TEMPO.CO, Batam - Kepala BP Batam Muhammad Rudi menangapi terkait hasil ivestigasi Ombudsman RI yang menyebutkan adanya maladministrasi dalam Proyek Strategi Nasional (PSN) Rempang Eco-city. Rudi mengatakan, BP Batam telah mengikuti semua aturan yang ada termasuk soal administrasi.
"Kalau saya mengikuti tim. Saya kira penegakan hukum yang lebih tahu," kata Rudi usai melepas ekspor perdana kepiting bakau di Bandara Hang Nadim Batam, Rabu 31 Januari 2024.
Rudi menegaskan, dirinya tidak mau banyak komentar banyak namun ia mengklaim PSN Rempang Eco-City akan dimulai setelah proses peralihan lahan selesai.
"Karena peralihan lambat, karena administrasinya belum clear. Jadi, itulah kira-kira. Saya tidak akan ngomong sana, ngomong sana, tapi saya akan lakukan setelah administrasinya clear, baik dari hutan, turun ke status HPL (Hak Pengelolaan Lahan)," katanya.
Rudi mengklaim akan menyelesaikan semua permasalahan yang ada, agar pembangunan Rempang Eco-city tetap berjalan.
"Termasuk ganti rugi segala macam. Ini akan kami selesaikan, sampai semuanya tidak ada mal (maladministrasi) lagi. Yang ada mal baru timbul nanti (di Rempang)," kata Rudi.
Ombudsman RI sebelumnya mengklaim menemukan sejumlah maladministrasi yang terjadi dalam pelaksanaan PSN Rempang Eco-City. Temuan itu ada dalam laporan hasil pemeriksaan (LHP) investigasi yang dikerjakan sejak September 2023 hingga awal Januari 2024.

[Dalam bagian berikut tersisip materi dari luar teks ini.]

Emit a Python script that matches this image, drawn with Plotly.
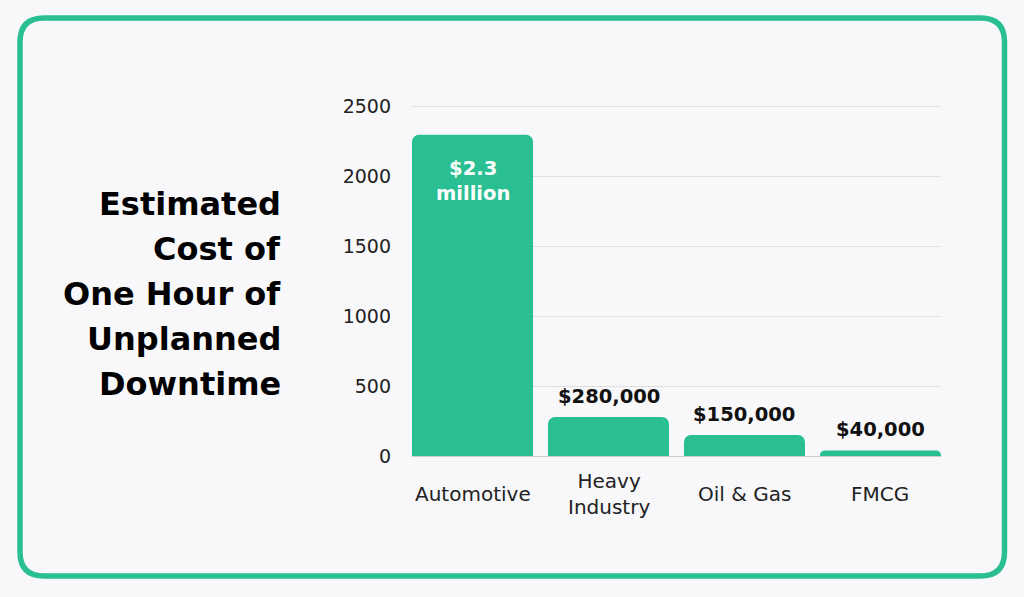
import plotly.graph_objects as go

categories = ["Automotive", "Heavy Industry", "Oil & Gas", "FMCG"]
category_labels = ["Automotive", "Heavy<br>Industry", "Oil & Gas", "FMCG"]
values = [2300, 280, 150, 40]
value_labels = ["$2.3<br>million", "$280,000", "$150,000", "$40,000"]
y_ticks = [0, 500, 1000, 1500, 2000, 2500]
title_lines = ["Estimated", "Cost of", "One Hour of", "Unplanned", "Downtime"]

GREEN = "#2abf92"
BG = "#f8f8fb"
FONT = "DejaVu Sans"

W, H = 1024, 597
L, R, T, B = 412, 83, 104, 141
pw, ph = W - L - R, H - T - B

def px2paper_x(px):
    return (px - L) / pw

def px2paper_y(py):
    return (H - B - py) / ph

fig = go.Figure()
fig.add_trace(go.Bar(
    x=categories, y=values, marker=dict(color=GREEN, line=dict(width=0)),
    hoverinfo="skip",
))

annotations = []
for i, (c, v, lab, cl) in enumerate(zip(categories, values, value_labels, category_labels)):
    if i == 0:
        annotations.append(dict(x=c, y=v, text=lab, showarrow=False, yanchor="top",
                                yshift=-20, font=dict(family=FONT, size=19.5, color="white", weight=700)))
    else:
        annotations.append(dict(x=c, y=v, text=lab, showarrow=False, yanchor="bottom",
                                yshift=7, font=dict(family=FONT, size=19.5, color="#111111", weight=700)))
    annotations.append(dict(x=c, xref="x", yref="paper", y=px2paper_y(494), text=cl,
                            showarrow=False, yanchor="middle", align="center",
                            font=dict(family=FONT, size=20, color="#222222")))

for k, line in enumerate(title_lines):
    annotations.append(dict(xref="paper", yref="paper", x=px2paper_x(283), y=px2paper_y(204 + 45 * k),
                            text=line, showarrow=False, xanchor="right", yanchor="middle",
                            align="right", font=dict(family=FONT, size=32, color="#000000", weight=700)))

# rounded border
x0, x1, y0, y1, r = 20, 1004.5, 18, 576, 24
def P(x, y):
    return f"{px2paper_x(x)},{px2paper_y(y)}"
path = (f"M {P(x0 + r, y0)} L {P(x1 - r, y0)} Q {P(x1, y0)} {P(x1, y0 + r)} "
        f"L {P(x1, y1 - r)} Q {P(x1, y1)} {P(x1 - r, y1)} "
        f"L {P(x0 + r, y1)} Q {P(x0, y1)} {P(x0, y1 - r)} "
        f"L {P(x0, y0 + r)} Q {P(x0, y0)} {P(x0 + r, y0)} Z")

fig.update_layout(
    width=W, height=H,
    margin=dict(l=L, r=R, t=T, b=B, autoexpand=False),
    paper_bgcolor=BG, plot_bgcolor=BG,
    bargap=0.11, barcornerradius=7,
    showlegend=False,
    font=dict(family=FONT, size=19, color="#222222"),
    annotations=annotations,
    shapes=[dict(type="path", xref="paper", yref="paper", path=path,
                 line=dict(color=GREEN, width=5.5), layer="above")],
    xaxis=dict(range=[-0.445, 3.445], showgrid=False, zeroline=False, showline=False,
               ticks="", showticklabels=False, fixedrange=True),
    yaxis=dict(range=[0, 2520], tickvals=y_ticks, showgrid=True, gridcolor="#e0e0e3",
               gridwidth=1.3, zeroline=True, zerolinecolor="#cccccc", zerolinewidth=1.3,
               showline=False, ticks="", ticklabelstandoff=20,
               tickfont=dict(size=19, color="#222222"), fixedrange=True),
)

fig.write_html("out.html", config={"displayModeBar": False},
               post_script="document.body.style.margin='0';")
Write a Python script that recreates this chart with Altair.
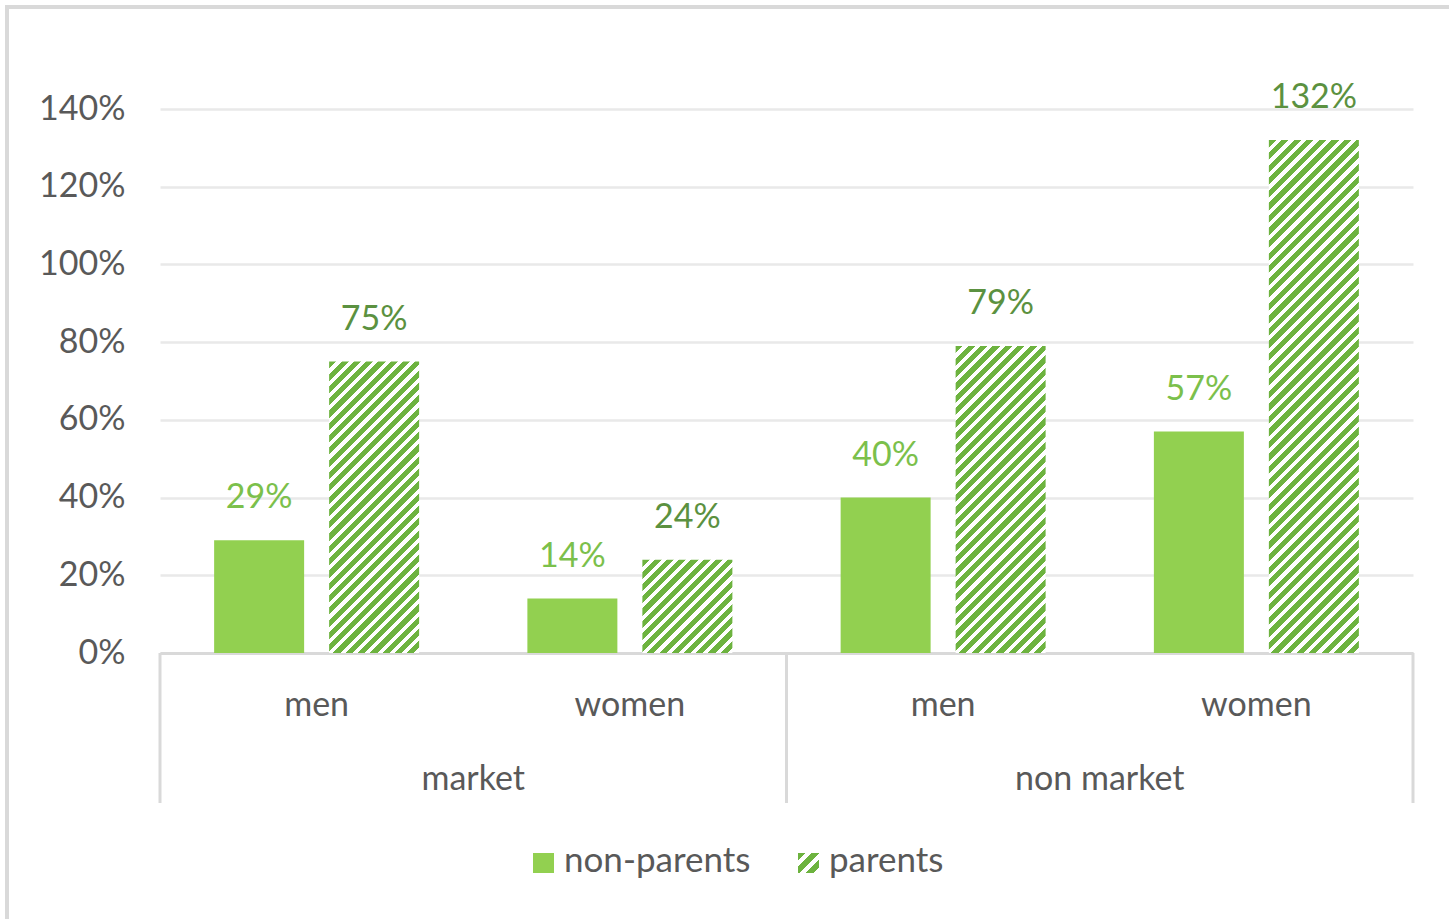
import math
import altair as alt
import pandas as pd

# ---------------- data ----------------
groups = ["market|men", "market|women", "non market|men", "non market|women"]
top_levels = ["market", "non market"]
series = ["non-parents", "parents"]
non_parents = [0.29, 0.14, 0.40, 0.57]
parents = [0.75, 0.24, 0.79, 1.32]
y_ticks = [0, 0.2, 0.4, 0.6, 0.8, 1.0, 1.2, 1.4]

rows = []
for g, v in zip(groups, non_parents):
    rows.append({"grp": g, "top": g.split("|")[0], "series": series[0], "value": v})
for g, v in zip(groups, parents):
    rows.append({"grp": g, "top": g.split("|")[0], "series": series[1], "value": v})
df = pd.DataFrame(rows)
top_df = pd.DataFrame({"top": top_levels})

# ---------------- layout / style ----------------
W, H = 1253, 544
YMAX = 1.4
PI, PO = 0.3456, 0.1728      # group band padding
PI2 = 0.2174                 # series offset padding

FONT = "Lato"
FS = 34
GREY = "#595959"
LINE = "#d9d9d9"
SOLID = "#92D050"
HATCH = "#6DB33F"
LBL_LIGHT = "#7BC04B"
LBL_DARK = "#5B9140"

step = W / len(groups)
band = step * (1 - PI)
sub_step = band / (len(series) - PI2)
BAR_W = sub_step * (1 - PI2)


def hatch(w, h, period=8.8, frac=0.58):
    r = w / h
    k = (r + 1) / (r * r + 1)
    n = max(1, round((w + h) / math.sqrt(2) / period))
    stops = []
    for i in range(n):
        a, b, c = i / n, (i + frac) / n, (i + 1) / n
        stops += [
            alt.GradientStop(offset=a, color=HATCH),
            alt.GradientStop(offset=b, color=HATCH),
            alt.GradientStop(offset=b, color="white"),
            alt.GradientStop(offset=c, color="white"),
        ]
    return alt.LinearGradient(gradient="linear", x1=0, y1=0, x2=r * k, y2=k, stops=stops)


x_enc = alt.X(
    "grp:N",
    sort=groups,
    scale=alt.Scale(type="band", domain=groups, paddingInner=PI, paddingOuter=PO),
    axis=alt.Axis(
        title=None, labelExpr="split(datum.label, '|')[1]", ticks=False,
        labelPadding=62, labelBaseline="alphabetic", labelFontSize=FS,
        labelColor=GREY, labelFont=FONT, domainColor=LINE, domainWidth=3,
        labelAngle=0, grid=False,
    ),
)
xo_enc = alt.XOffset("series:N", scale=alt.Scale(domain=series, paddingInner=PI2, paddingOuter=0))
y_enc = alt.Y(
    "value:Q",
    scale=alt.Scale(domain=[0, YMAX], nice=False, zero=True),
    axis=alt.Axis(
        title=None, values=y_ticks, format=".0%", domain=False, ticks=False,
        labelPadding=35, labelFontSize=FS, labelFont=FONT, labelColor=GREY,
        gridColor="#e9e9e9", gridWidth=2.5,
    ),
)

base = alt.Chart(df)

solid_bars = base.transform_filter(alt.datum.series == series[0]).mark_bar(color=SOLID).encode(
    x=x_enc, xOffset=xo_enc, y=y_enc
)

hatch_layers = []
for g, v in zip(groups, parents):
    h = v / YMAX * H
    hatch_layers.append(
        base.transform_filter((alt.datum.series == series[1]) & (alt.datum.grp == g))
        .mark_bar(fill=hatch(BAR_W, h))
        .encode(x=x_enc, xOffset=xo_enc, y=y_enc)
    )

labels = base.mark_text(baseline="alphabetic", dy=-32, fontSize=FS, font=FONT).encode(
    x=x_enc, xOffset=xo_enc, y=y_enc,
    text=alt.Text("value:Q", format=".0%"),
    color=alt.Color("series:N", scale=alt.Scale(domain=series, range=[LBL_LIGHT, LBL_DARK]), legend=None),
)

main = alt.layer(solid_bars, *hatch_layers, labels)

top_scale = alt.Scale(type="band", domain=top_levels, paddingInner=0, paddingOuter=0)

lvl2_text = alt.Chart(top_df).mark_text(baseline="alphabetic", fontSize=FS, font=FONT, color=GREY).encode(
    x=alt.X("top:N", scale=top_scale, axis=None), y=alt.value(681), text="top:N"
)
div_left = alt.Chart(top_df).mark_rule(color=LINE, strokeWidth=3).encode(
    x=alt.X("top:N", scale=top_scale, axis=None, bandPosition=0), y=alt.value(H), y2=alt.value(694)
)
div_right = (
    alt.Chart(top_df)
    .transform_filter(alt.datum.top == top_levels[-1])
    .mark_rule(color=LINE, strokeWidth=3)
    .encode(x=alt.X("top:N", scale=top_scale, axis=None, bandPosition=1), y=alt.value(H), y2=alt.value(694))
)

one = pd.DataFrame({"k": [0]})
frame_top = alt.Chart(one).mark_rule(color=LINE, strokeWidth=4).encode(
    x=alt.value(-153), x2=alt.value(1300), y=alt.value(-102)
)
frame_left = alt.Chart(one).mark_rule(color=LINE, strokeWidth=4).encode(
    x=alt.value(-153), y=alt.value(-104), y2=alt.value(830)
)

leg_df = pd.DataFrame({"label": series})
leg_sq1 = alt.Chart(one).mark_rect(color=SOLID).encode(
    x=alt.value(373), x2=alt.value(394), y=alt.value(744), y2=alt.value(764)
)
leg_sq2 = alt.Chart(one).mark_rect(fill=hatch(21, 20)).encode(
    x=alt.value(638), x2=alt.value(659), y=alt.value(744), y2=alt.value(764)
)
leg_t1 = alt.Chart(leg_df.iloc[[0]]).mark_text(align="left", baseline="alphabetic", fontSize=FS + 1, font=FONT, color=GREY).encode(
    x=alt.value(404), y=alt.value(763), text="label:N"
)
leg_t2 = alt.Chart(leg_df.iloc[[1]]).mark_text(align="left", baseline="alphabetic", fontSize=FS + 1, font=FONT, color=GREY).encode(
    x=alt.value(669), y=alt.value(763), text="label:N"
)

chart = (
    alt.layer(main, lvl2_text, div_left, div_right, frame_top, frame_left, leg_sq1, leg_sq2, leg_t1, leg_t2)
    .resolve_scale(x="independent")
    .properties(
        width=W, height=H,
        autosize=alt.AutoSizeParams(type="none"),
        padding={"left": 160, "top": 109, "right": 36, "bottom": 266},
        background="white",
        view=alt.ViewBackground(stroke="transparent", strokeWidth=0),
    )
    .configure_view(stroke="transparent", strokeWidth=0)
    .configure(font=FONT)
)

chart.save("out.html", embed_options={"renderer": "svg", "actions": False})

Anggota Ombudsman RI, Johanes Widijantoro, di Jakarta pada Senin, 29 Januari 2024, mengatakan setidaknya ada empat maladministrasi yang terjadi dalam pengembangan Rempang Eco-City. Maladministrasi itu berkaitan dengan kelalaian, penundaan berlarut, dan langkah-langkah yang tidak prosedural dalam konteks pengembangan Rempang Eco-City.
Maladministrasi pertama adalah keberadaan Kampung Tua di Pulau Rempang yang belum ditemukan dokumen pengakuan keberadaannya. Padahal, Kampung Tua di Rempang masih menampakkan eksistensinya.
Kedua, status wilayah, tanah, dan pengelolaan lahan. Maladministrasi terjadi saat belum ditertibkannya sertifikat hak pengelolaan atas nama BP Batam. Sedangkan SK Pemberian Hak Pengelolaannya saat ini masih dalam proses perpanjangan. Menurut Ombudsman, BP Batam berkewajiban menyelesaikan permasalahan tersebut.
Maladministrasi lain, penetapan Rempang Eco-City sebagai bagian Proyek Strategis Nasional (PSN) terjadi dalam waktu relatif singkat, yaitu dari Mei hingga Juli 2023. Waktu yang singkat tersebut menunjukkan bahwa percepatan pengembangan kawasan Rempang Eco-City tidak didukung dengan persiapan yang matang, baik dari regulasi, kebijakan, ketersediaan lahan yang clear and clean maupun kesiapan masyarakat di objek tersebut sehingga muncul penolakan dan konflik.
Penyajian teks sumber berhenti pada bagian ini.